# Home made horns - Ideas?



## kamille2 (Oct 25, 2009)

I like the idea of small horns myself, with a pale/palor/simple makeup. And yeah, small white ones would have been great, but you might could try out the horns you already have.

I do not like the idea of the yellow shirt. You're going for a sleek, sophisticated/powerful look it sounds like to me. All black to me would accomplish that nicely. Black suit, black shirt, black tie. If you don't like that idea, then go to a men's clothing section and see about a gun-metal-dark gray dress shirt. Something with a little snaz to it.


----------



## Drayvan (Sep 22, 2009)

I would try something like aluminum foil shaped into the horn then covering it with latex. the foil is light enough but should take the latex.


----------



## SinCity (Sep 22, 2009)

I think I found something. Looks like I will need to go and find some floral foam. Of course, my horns will not be that large.

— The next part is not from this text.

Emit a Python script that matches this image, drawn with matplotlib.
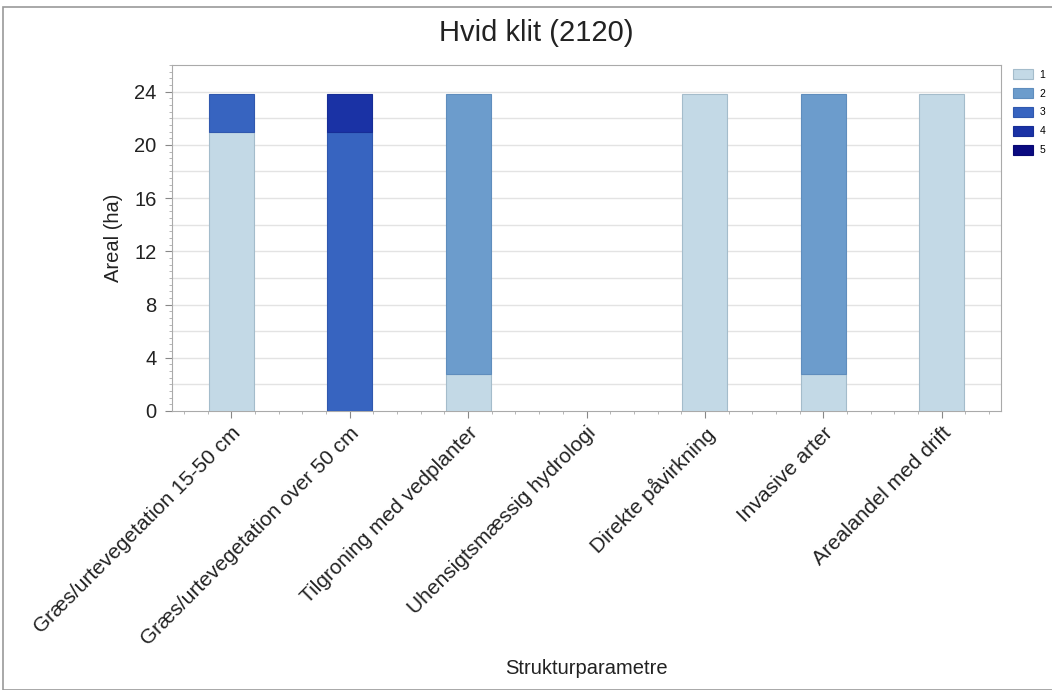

YouTube - Devil or Demon Make-Up : BFX


----------



## kamille2 (Oct 25, 2009)

if i could, i would probably trade﻿ my soul for every game and console in the universe and a ouse big enough to keep it in lol.


----------



## Twisted and depraved (Oct 1, 2009)

Make them out of liquid latex and cotton balls. I had to do that this year to build up an eye socket. Alot more study than you would think. So many uses, once you try it.


----------



## SinCity (Sep 22, 2009)

Twisted and depraved said:


> Make them out of liquid latex and cotton balls. I had to do that this year to build up an eye socket. Alot more study than you would think. So many uses, once you try it.


Will look into this as well. Thanks.


----------